The job, which begins in August, offers no health insurance and lasts for six months. But by the time auditions were held this week at a restaurant at New York’s Grand Central Terminal, at least 747 people had posted videos in hopes of impressing winemaker David Ready Jr.
Hundreds more are expected to submit applications -- videos no longer than 60 seconds -- by the June 19 deadline, either by posting them directly to a website or by going on camera at auditions across the country.
Ready said his idea was to “demystify wine” by using social networking via Twitter, Facebook, YouTube and other sites to spread interest among a crowd that might view the beverage as out of its league.
“This has never really been done in the wine industry,” said Ready, a burly Minnesota native who sipped wine samples as hopefuls closed in, hungering for face time with the man who might be their boss.
“It’s so the new frontier,” said Tara Moncheck, who planned to submit a joint video with her fiance, Rayhan Daudani.
“We obviously didn’t expect double salary or anything,” Daudani said when Ready emphasized that he wanted just one online guru to send out messages and thoughts on wine to people around the globe.
The job-seekers who showed up at Michael Jordan’s Steak House were a reflection of the recession’s indiscriminate effect: They included a former investment bank vice president who was laid off after 20 years, two young journalists (Moncheck and Daudani) and passers-by who couldn’t resist giving it a shot, like Stefanie Johnston.
“I love wine!” Johnston burbled as she stood before the camera on a balcony overhanging Grand Central’s main concourse. As proof of her devotion, the New Yorker pointed out that she even had a copy of Wine Enthusiast in her backpack. “Look, I’m serious,” she said, pulling the magazine out after her audition.
Another drop-in spoke of his varied passions and talents, but he forgot one important thing. “I should have told him to say something about wine,” the videographer muttered as the man walked away.
Ready said he got the idea of hiring a “lifestyle correspondent” via video application from the Australian state of Queensland.

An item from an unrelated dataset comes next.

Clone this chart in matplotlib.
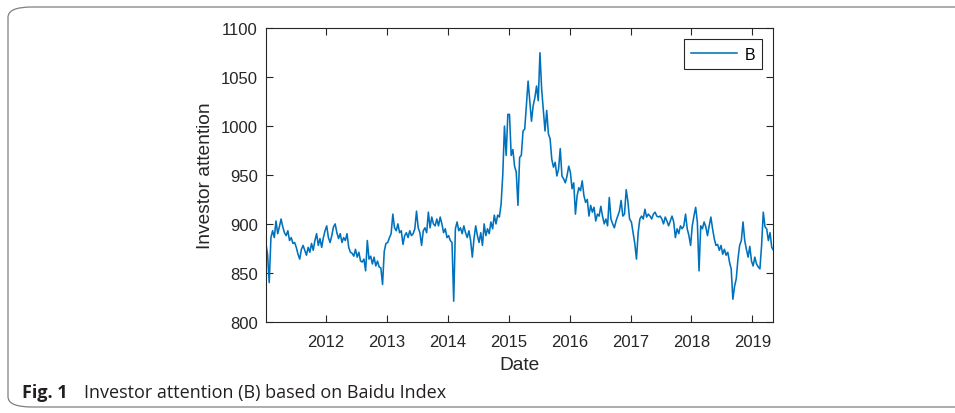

Early this year, tourism officials there caused an online sensation by inviting people to submit videos for “The Best Job in the World.” The gig: spending six months as caretaker of a palm-fringed island surrounded by azure sea, and using blogs, video updates, photo diaries and other online media to promote tourism. More than 34,000 people applied for the roughly $120,000 job, which went to Ben Southall, a self-described adventurer from Britain.
“We thought, ‘Wow, can we apply this to the wine industry?’ I guess we can,” Ready said as applicants joined him in sipping samples of Murphy-Goode wine. Many said they had learned of the job -- which calls for an imaginative, inquisitive “people person” who is also a communications whiz -- through e-mail lists or from friends.
Ready said the main weakness among the applicants so far was their inability to show a passion for wine or for life in the bucolic Alexander Valley, not their mastery of the Web as a marketing tool.
In one video, an applicant named Valerie stood with a fat snake coiled around her neck to show her fearlessness in the face of one element of the job: monitoring the creatures that live among the vines.
“I want to be able to go into the vineyard and get my hands dirty and stomp on some grapes,” she said as the serpent’s head bobbed beside her left ear.
“Already my name makes me the perfect candidate,” said another applicant, noting her last name was Vinograd: “As in ‘vino,’ as in the Latin root for wine.”
There has been plenty of humor. One applicant gargled with a bottle of red wine, and another attempted to capitalize on Ready’s devotion to his home state’s NFL team by pouring wine into a Minnesota Vikings helmet and drinking from it.
There also have been some clearly Web- and tech-savvy applicants.
“I’m a Twitterer, a YouTuber, a Facebooker, a MySpacer, a Digger,” said Clay, who also touted himself as a blogger, photographer, video producer and sommelier. “Did I mention I was a home-brewer too?” he quipped at the close of his breathless video.
But most who auditioned in person beneath the cavernous sky-blue ceiling and ornate chandeliers of Grand Central simply stood and delivered their spiels in between train arrival and departure announcements.
“I have over 1,000 friends whom I actually know,” said Meredith Garcia, a fashion and style blogger, referring to Facebookers who accumulate “friends” they’ve never met. Actually, according to the site, Garcia has 906 friends.
Stacey Chait, who spent 20 years as a corporate events planner, read her pitch to herself over and over, trying to memorize it before she went on camera. After several takes, she was satisfied -- and hopeful that her background in planning events for the likes of former Vice President Dick Cheney, ex-British Prime Minister Margaret Thatcher and President Clinton would give her an edge.
But, she admitted, “I don’t tweet” and can’t get excited about most people’s tweets or Facebook status updates.
“If I was tweeting for Murphy-Goode, I’d have something to tweet about,” Chait said. “But tweeting about my lunch today?”